Lunga vita a Benazir Bhutto?

Non ho alcuna simpatia personale per quel sessista, razzista, reazionario di Mahmoud Ahmedinejad, né per gli Ahatollah iraniani. Ma l’Iran esiste. E mi occupo da così tanti anni di politica internazionale e di geopolitica per capire che se fossi il presidente dell’Iran (laico, religioso, ateo devoto, di destra, sinistra, centro…) sarei schiacciato dall’indispensabilità di una politica di potenza che include l’arma nucleare. E’ francamente ipocrita pensare che una potenza regionale come l’Iran possa restare circondata di paesi atomici nemici o non amici, India, Pakistan, Israele, Russia, Kazakistan e ovviamente Cina e Stati Uniti e con il doppio caos (indotto) di Iraq e Afghanistan a destra e a manca, e dovere a questi la propria sicurezza. E’ francamente ingenuo chi pensa che gli Ayatollah possano essere fautori della denuclearizzazione della regione, per il semplice fatto che non li ascolterebbe nessuno, perché “non è nelle loro corde” e per il dato ancora più cogente che è difficile chiedere loro di suicidarsi.

Ma George Bush dice (come fosse Pietro l’eremita che chiama alla prima crociata) che dall’Iran comincerà la terza guerra mondiale. E i media si accodano. E invece è il Pakistan a doverci terrorizzare, un paese di 170 milioni di abitanti che la bomba ce l’ha già, paese al bordo di plurime guerre civili, secessionismi e annessionismi, con una semi-dittatura militare, quella di Pervez Musharraf, che controlla a stento il territorio, con servizi segreti più deviati di quelli italiani all’epoca della P2, violando inenarrabilmente i diritti umani e con un’alternativa sempre più talebana. L’Occidentalismo d’accatto, quello filostatunitense a prescindere, tende a stracciarsi le vesti per le violazioni di diritti umani a Teheran e guardare altrove e far finta di non vedere quelle di Islamabad, o del Cairo o di Ryad.
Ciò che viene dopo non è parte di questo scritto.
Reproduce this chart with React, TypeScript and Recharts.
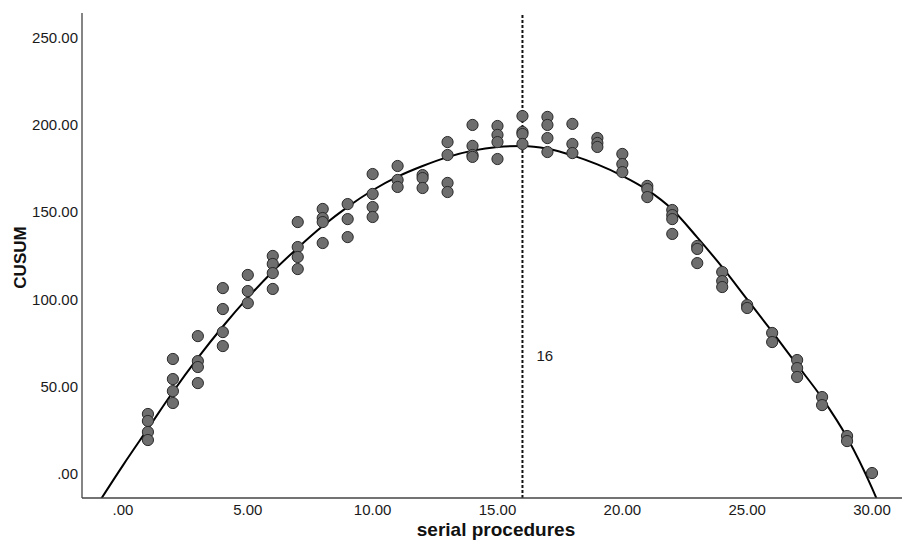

Se esplodesse il Pakistan (o è già esploso?) non ce ne sarebbe per nessuno. L’attentato a Benazir Bhutto, per la quale almeno ci è stata risparmiata la retorica da santificazione, è l’ennesimo segnale sinistro. Di conseguenza è al Pakistan e non verso l’Iran che vanno orientate le preoccupazioni della comunità internazionale. E se si fosse capaci (anche l’Iran deve metterci del suo, ma certo, dopo il disastro dei riformisti di Mohammad Khatami sembra arduo) di dialogare con Teheran e trattarla da potenza regionale, quale è e resterà, questa potrebbe essere parte della soluzione più che del problema.